Someone I know has long chastised me for having an “uncharitable” attitude toward the LDS church and its leaders, and I have often wondered how much truth there is in that. I look back and think that I’ve tried very hard to be charitable and kind towards others, including my church.

In fact, I have kind of a major character flaw in this regard. I have a hard time imagining that other people don’t always want to do what is good and right. I sometimes think that, even in doing evil, people rationalize that they are doing what is right. It has taken a lifetime to stop fooling myself into believing the best about people.

So, as far as the LDS church goes, I expect the same thing: I think most church members and leaders are trying to do the right and good thing, and I’m surprised and disappointed when they don’t. But I try not to hold a grudge.

Ironically, the one person I am hardest on is me. I do hold grudges against myself, if that makes sense. When I make a mistake (and I make mistakes all the time), I really get down on myself and have a hard time forgiving myself. And when I screw up again, I forget that I even made an effort to be better.

This constant self-flagellation isn’t very healthy, and it took a near-suicide to make me rethink what I was doing. Since that time (almost a year ago), I have been better at forgiving myself and giving myself the benefit of the doubt. I know deep down that I am trying to do what is good and right, but I don’t always succeed.

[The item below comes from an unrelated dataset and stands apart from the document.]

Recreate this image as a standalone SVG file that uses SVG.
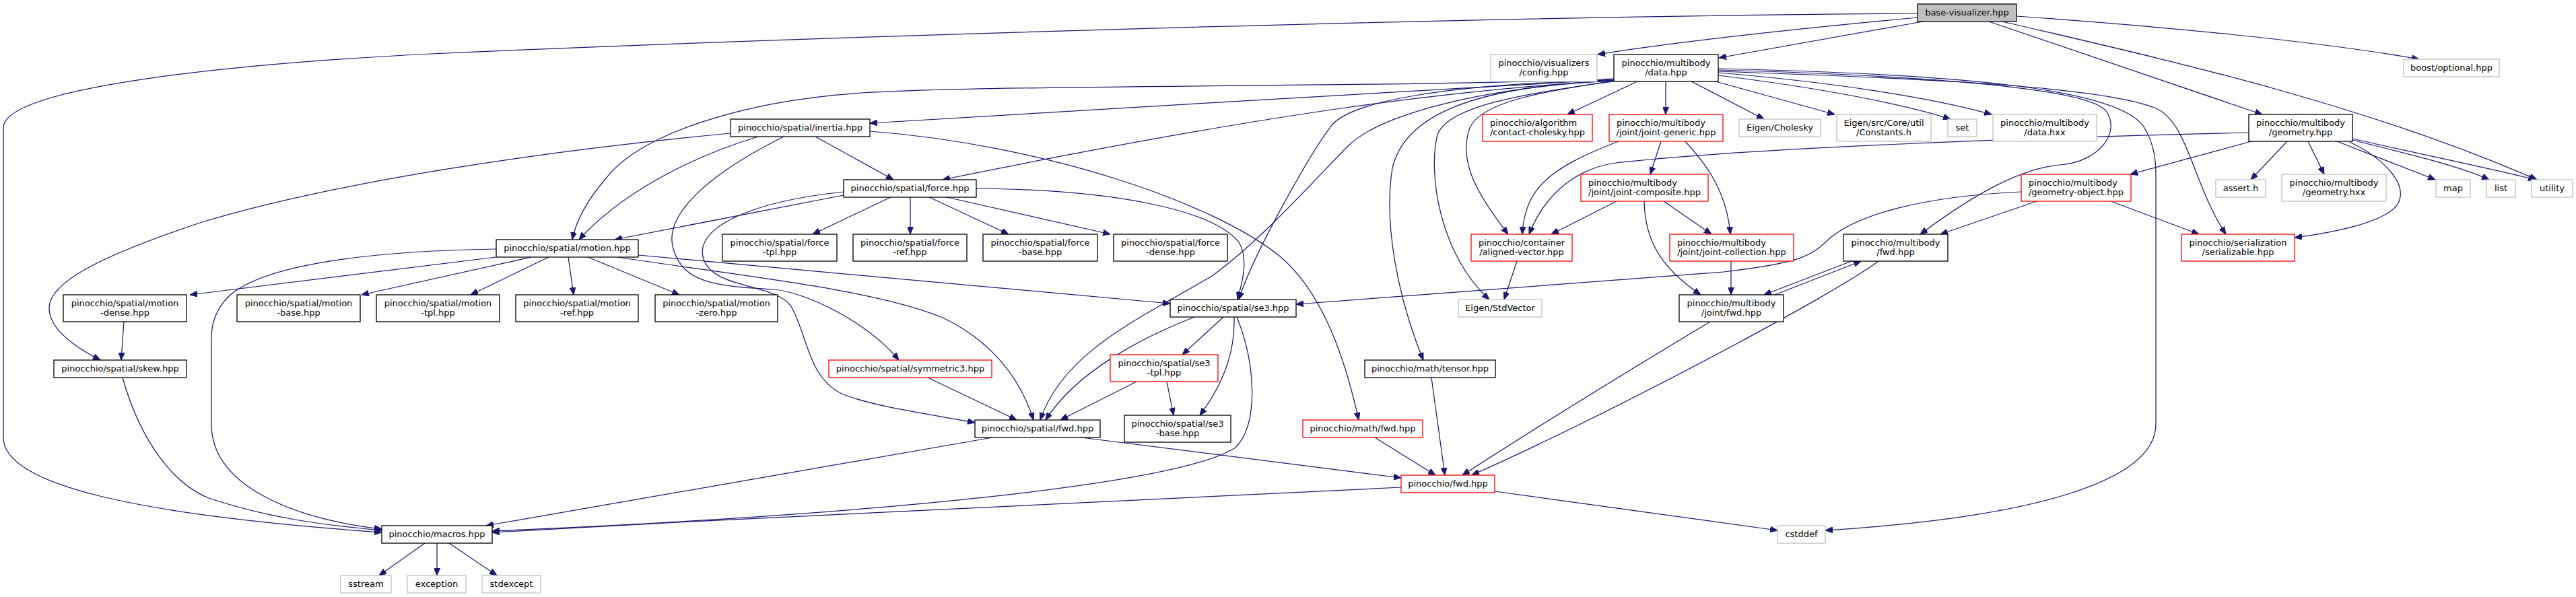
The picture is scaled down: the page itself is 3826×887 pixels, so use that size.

What I need to do is to allow myself to fail and then get back up and do better the next time. I need to treat myself more “charitably.” Then I can work on being more charitable to others.


June 17, 2008

I heard this morning that the first same-sex marriages have been performed in California since the court ruling invalidating the ban enacted a while back.

I’ve heard all the arguments pro and con, but to my mind, if people want to solemnize their commitment to each other, that’s a positive thing, and they should be commended for doing so. The idea that gay people should be encouraged not to be in stable, committed relationships is absurd on the face of it.

So, in this brief post, let me congratulate those who have waited a very long time for this day.